-- Start --

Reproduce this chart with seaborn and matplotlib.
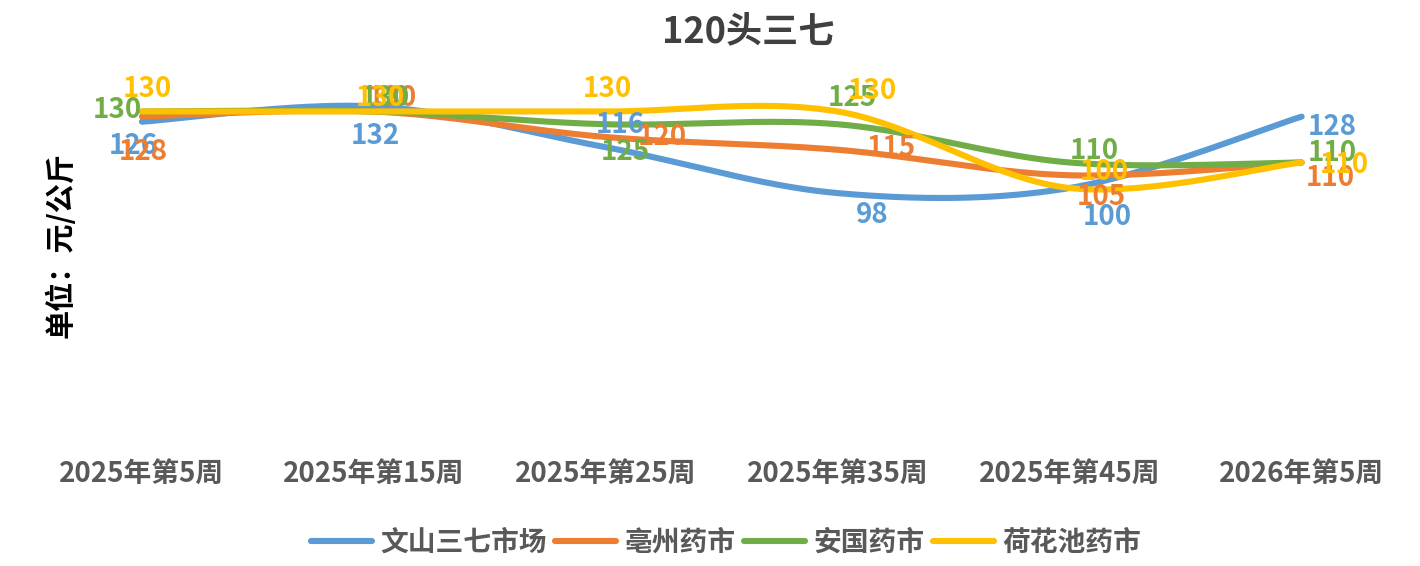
import numpy as np
import pandas as pd
import seaborn as sns
import matplotlib.pyplot as plt

weeks = ["2025年第5周", "2025年第15周", "2025年第25周", "2025年第35周", "2025年第45周", "2026年第5周"]
markets = ["文山三七市场", "亳州药市", "安国药市", "荷花池药市"]
wenshan = [126, 132, 116, 98, 100, 128]
bozhou = [128, 130, 120, 115, 105, 110]
anguo = [130, 130, 125, 125, 110, 110]
hehuachi = [130, 130, 130, 130, 100, 110]
series = [wenshan, bozhou, anguo, hehuachi]

colors = ["#5B9BD5", "#ED7D31", "#70AD47", "#FFC000"]

# label offsets in pixels (dx right, dy down), picked by eye from the reference
label_offsets = [
    [(-9, 24), (1, 30), (14, -22), (34, 22), (38, 29), (31, 10)],
    [(1, 35), (18, -14), (56, 0), (54, -2), (32, 22), (29, 15)],
    [(-25, -2), (11, -14), (19, 28), (15, -26), (25, -12), (31, -10)],
    [(5, -23), (6, -14), (2, -23), (35, -21), (35, -16), (43, 2)],
]


def smooth(xs, ys, n=40):
    # bezier smoothing like the office "smoothed line" option
    pts = np.column_stack([xs, ys]).astype(float)
    p = np.vstack([pts[0], pts, pts[-1]])
    out = []
    for i in range(1, len(p) - 2):
        p0, p3 = p[i], p[i + 1]
        c1 = p0 + (p[i + 1] - p[i - 1]) / 6
        c2 = p3 - (p[i + 2] - p[i]) / 6
        t = np.linspace(0, 1, n)[:, None]
        seg = (1 - t) ** 3 * p0 + 3 * (1 - t) ** 2 * t * c1 + 3 * (1 - t) * t ** 2 * c2 + t ** 3 * p3
        out.append(seg if i == 1 else seg[1:])
    return np.vstack(out)


sns.set_style("white")
plt.rcParams["font.family"] = ["Noto Sans CJK SC", "DejaVu Sans"]
plt.rcParams["font.weight"] = "bold"

x = np.arange(len(weeks))
frames = []
for name, vals in zip(markets, series):
    curve = smooth(x, vals)
    frames.append(pd.DataFrame({"x": curve[:, 0], "y": curve[:, 1], "market": name}))
df = pd.concat(frames, ignore_index=True)

fig = plt.figure(figsize=(14.2, 5.66), dpi=100)
ax = fig.add_axes([0.0183, 0.2173, 0.980, 0.6758])

sns.lineplot(data=df, x="x", y="y", hue="market", hue_order=markets, palette=colors,
             sort=False, estimator=None, units="market", linewidth=4.4, ax=ax,
             solid_capstyle="round", legend=False)

for k, vals in enumerate(series):
    for i, v in enumerate(vals):
        dx, dy = label_offsets[k][i]
        ax.annotate(str(v), (x[i], v), xytext=(dx, -dy), textcoords="offset pixels",
                    ha="center", va="center", fontsize=20, fontweight="bold",
                    color=colors[k], zorder=5)

ax.set_xlim(-0.5, 5.5)
ax.set_ylim(0, 150)
ax.set_xticks(x)
ax.set_xticklabels(weeks, fontsize=20, fontweight="bold", color="#595959")
ax.set_yticks([])
ax.tick_params(axis="x", length=0, pad=12)
ax.set_xlabel("")
ax.set_ylabel("")
for s in ax.spines.values():
    s.set_visible(False)

fig.text(0.527, 1 - 32 / 566, "120头三七", ha="center", va="center",
         fontsize=26, fontweight="bold", color="#404040")
fig.text(60 / 1420, 1 - 245 / 566, "单位：元/公斤", ha="center", va="center",
         rotation=90, fontsize=21, fontweight="bold", color="black")

handles = [plt.Line2D([], [], color=c, linewidth=4.4, solid_capstyle="round") for c in colors]
fig.legend(handles, markets, loc="center", bbox_to_anchor=(726 / 1420, 1 - 543 / 566),
           ncol=4, frameon=False, handlelength=2.2, handletextpad=0.3, columnspacing=0.3,
           prop={"size": 20, "weight": "bold"}, labelcolor="#595959")

fig.savefig("out.png", dpi=100)
plt.close(fig)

-- End --

## [Directive]
Pictures excluded, repeat exactly the lines from the top of the material through the line with "import matplotlib.pyplot as plt", including both of those lines.

## [Answer for the task]
Reproduce this chart with seaborn and matplotlib.
import numpy as np
import pandas as pd
import seaborn as sns
import matplotlib.pyplot as plt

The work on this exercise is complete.